## What you are asked to do
From the very first line of the data to the line containing "from matplotlib.ticker import", retype everything exactly, leaving the pictures behind.

## Data
==============================
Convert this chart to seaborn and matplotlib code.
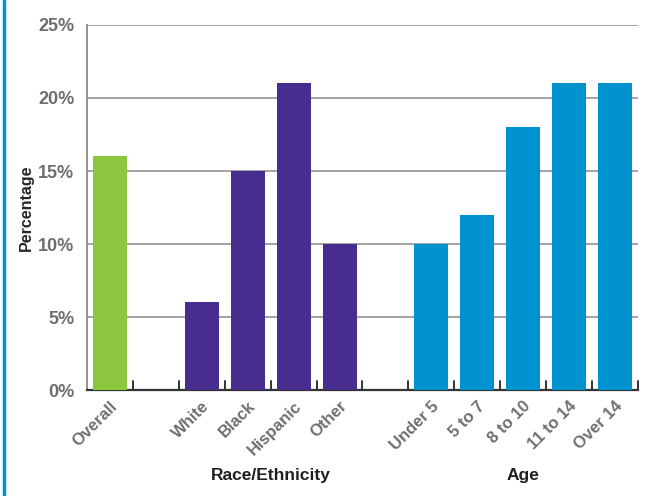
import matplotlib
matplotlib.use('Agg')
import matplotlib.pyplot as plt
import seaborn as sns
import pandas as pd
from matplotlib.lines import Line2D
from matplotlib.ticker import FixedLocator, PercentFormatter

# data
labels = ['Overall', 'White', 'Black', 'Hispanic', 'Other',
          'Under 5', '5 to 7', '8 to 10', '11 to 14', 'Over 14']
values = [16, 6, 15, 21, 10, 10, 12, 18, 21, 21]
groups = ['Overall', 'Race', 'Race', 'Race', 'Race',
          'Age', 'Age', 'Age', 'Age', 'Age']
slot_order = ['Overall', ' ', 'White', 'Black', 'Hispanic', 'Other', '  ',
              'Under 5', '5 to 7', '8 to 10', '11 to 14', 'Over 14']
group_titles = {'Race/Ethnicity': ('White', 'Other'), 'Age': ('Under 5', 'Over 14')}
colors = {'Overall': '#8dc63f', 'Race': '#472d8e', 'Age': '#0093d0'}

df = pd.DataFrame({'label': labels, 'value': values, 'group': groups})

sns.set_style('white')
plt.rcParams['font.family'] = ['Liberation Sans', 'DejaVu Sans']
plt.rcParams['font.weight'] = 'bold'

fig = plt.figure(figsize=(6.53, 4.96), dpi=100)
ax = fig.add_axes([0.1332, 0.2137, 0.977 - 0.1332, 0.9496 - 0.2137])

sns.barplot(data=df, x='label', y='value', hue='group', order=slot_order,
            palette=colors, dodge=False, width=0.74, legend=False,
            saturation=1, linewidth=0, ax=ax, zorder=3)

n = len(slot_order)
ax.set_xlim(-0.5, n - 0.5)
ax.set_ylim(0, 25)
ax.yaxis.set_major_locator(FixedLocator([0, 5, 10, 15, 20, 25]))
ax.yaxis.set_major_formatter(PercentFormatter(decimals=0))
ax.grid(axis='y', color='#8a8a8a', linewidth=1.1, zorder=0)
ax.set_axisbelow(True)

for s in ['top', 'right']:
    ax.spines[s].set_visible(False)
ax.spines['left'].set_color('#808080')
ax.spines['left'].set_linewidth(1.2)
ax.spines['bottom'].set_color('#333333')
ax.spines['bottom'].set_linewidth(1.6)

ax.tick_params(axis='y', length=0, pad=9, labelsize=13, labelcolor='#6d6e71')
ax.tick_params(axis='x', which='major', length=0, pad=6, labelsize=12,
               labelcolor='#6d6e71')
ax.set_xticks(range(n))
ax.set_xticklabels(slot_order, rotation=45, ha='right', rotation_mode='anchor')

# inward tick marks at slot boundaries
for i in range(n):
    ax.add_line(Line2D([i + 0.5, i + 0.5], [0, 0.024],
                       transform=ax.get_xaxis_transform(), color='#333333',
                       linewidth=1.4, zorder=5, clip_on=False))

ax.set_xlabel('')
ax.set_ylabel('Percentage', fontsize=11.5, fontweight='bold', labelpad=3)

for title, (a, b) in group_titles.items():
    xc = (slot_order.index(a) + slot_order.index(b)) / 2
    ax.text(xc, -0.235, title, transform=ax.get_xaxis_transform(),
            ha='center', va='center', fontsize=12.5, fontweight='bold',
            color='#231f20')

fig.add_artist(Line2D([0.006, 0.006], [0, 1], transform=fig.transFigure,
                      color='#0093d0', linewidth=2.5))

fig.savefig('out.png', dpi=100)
==============================
## Result for this exercise
Convert this chart to seaborn and matplotlib code.
import matplotlib
matplotlib.use('Agg')
import matplotlib.pyplot as plt
import seaborn as sns
import pandas as pd
from matplotlib.lines import Line2D
from matplotlib.ticker import FixedLocator, PercentFormatter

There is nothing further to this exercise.